Supreme Court orders mediation in Ayodhya title dispute case, forms three-member panel

Staff reporter, New Delhi
08/03/2019   0 Comments

The Supreme Court on Friday said that there was no legal impediment to referring the contentious ayodhya dispute to mediation and named a three member panel to try and work out a peaceful settlement in faizabad. The mediators included justice F.M.I Kalifullah, Sri Sri ravi shankar and lawyer Sriram Panchu. The mediators will sit at Faizabad and conduct the hearings in confidence. "There is no legal impediment to mediation," a five judge bench led by chief justice of India Ranjan Gogoi said. The panel will report back to the court on any progress in 4 weeks.
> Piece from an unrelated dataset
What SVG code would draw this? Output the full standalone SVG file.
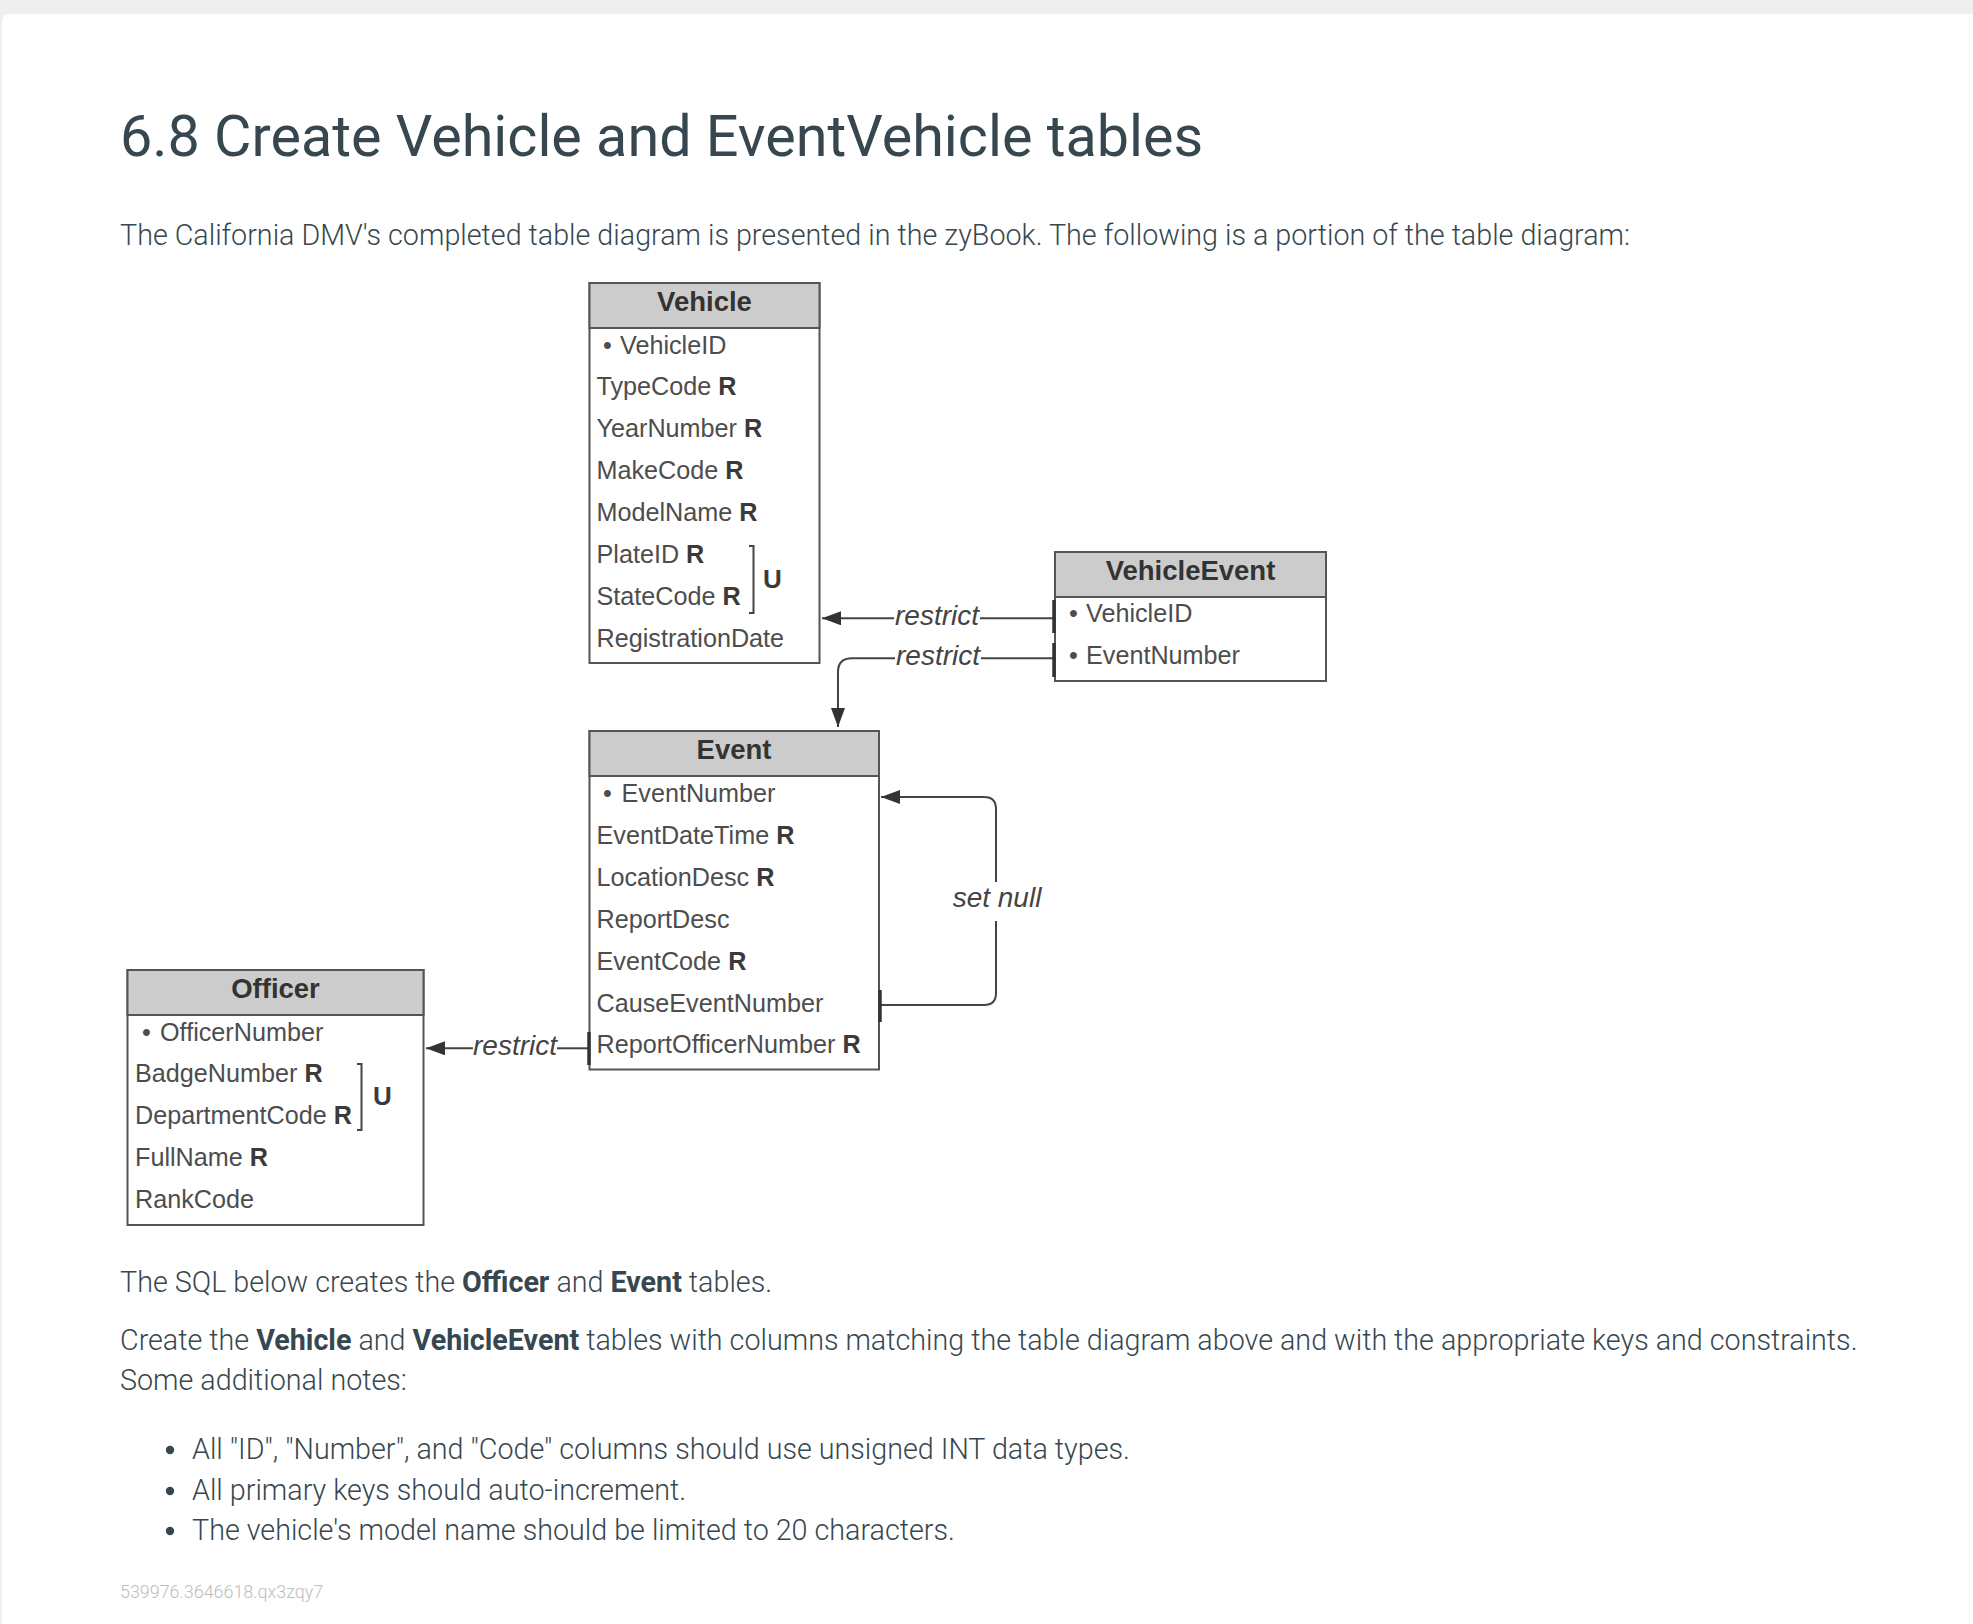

Should the talks fail within the scheduled eight weeks within which the court completes paper work for the case, the dispute will be decided by the top court. 

The mediation is a last ditch effort by the court to soothe frayed relations between the two major communities hindus and Muslims post the demolition of the babri masjid-ram janmabhoomi structure. A five-judge Constitution Bench headed by Chief Justice Ranjan Gogoi on Wednesday had reserved the order after hearing various contesting parties. Hindu bodies except Nirmohi Akhara have opposed the suggestion of the apex court to refer the issue for mediation, while Muslim bodies have supported it. The bench, also comprising Justices S A Bobde, D Y Chandrachud, Ashok Bhushan and S A Nazeer, had concluded the hearing by asking stakeholders to give the names of possible mediators. 

Fourteen appeals have been filed in the apex court against the 2010 Allahabad High Court judgment, delivered in four civil suits, that the 2.77-acre land in Ayodhya be partitioned equally among the three parties -- the Sunni Waqf Board, the Nirmohi Akhara and Ram Lalla. The Allahabad high court has in 2010 carved out the land on which the dome once stood between the warring Hindus and Muslims in the ratio of 2:1. Both sides have contested this in the top court. It has been pending since. The Hindus want all the land under the dome and want the Muslims to settle for land elsewhere for a mosque. They argue that it is a matter of faith and cannot be compromised. The Muslims say the land involves the community's claim over the dome. They have however agreed to the mediation unlike the hindus who have gone into it reluctantly.